Python Camp (easy, broad, pragmatic)

Python dominates data ingestion, preprocessing, prototyping strategies, ML-based factor discovery, and dashboards. It’s the “Swiss army knife” for everyday quant tasks.

• Accessibility: easy to learn, easy to hire for. Large pool of developers and data scientists.
• Ecosystem depth: pandas, NumPy, SciPy, scikit-learn, PyTorch, TensorFlow, statsmodels, cvxpy — you get a library for almost anything.
• Glue language: integrates well with C/C++/Rust for performance, databases for data, and dashboards for reporting.
• Batteries-included ML/AI: dominant ecosystem for deep learning, NLP, reinforcement learning.
• Culture: pragmatic, collaborative, “just get it done.” Many production trading systems glue Python on top of C++/Java backends.

Conclusion

With iex2h5, you don’t just store raw tick data — you transform it into a scalable research platform.
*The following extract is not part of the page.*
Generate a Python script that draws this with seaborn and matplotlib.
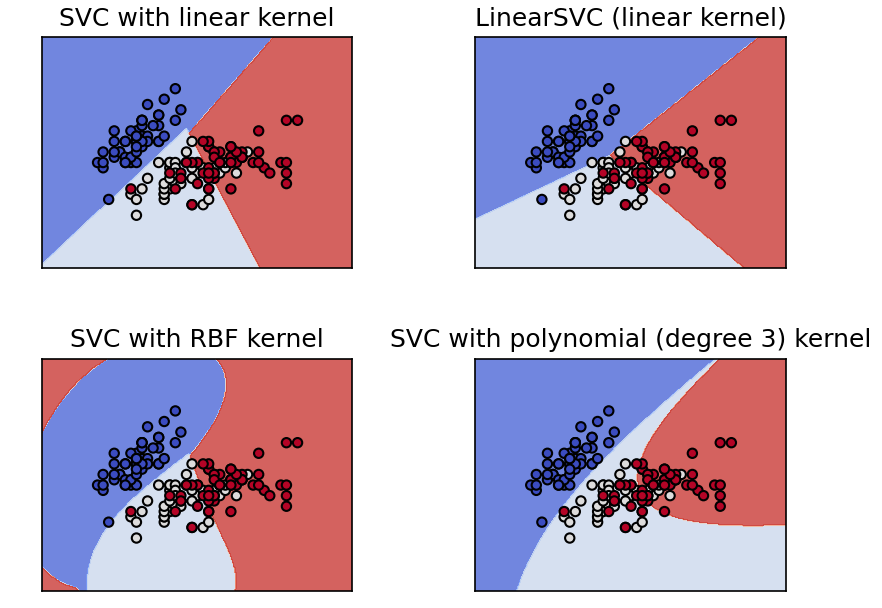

From laptop prototypes to workstation-scale backtests to HPC clusters running thousands of strategy sweeps, the workflow stays the same: download → convert → analyze. That consistency is the real win: you can start small, validate ideas quickly, and scale without rewriting pipelines. For quants, that means shorter feedback loops, more reliable simulations, and faster iteration. For engineers, it means a portable, efficient storage format that won’t choke when the datasets grow by orders of magnitude. Try it on a week of data, scale to months, then throw years of history at it. HDF5 doesn’t care — and that’s the point.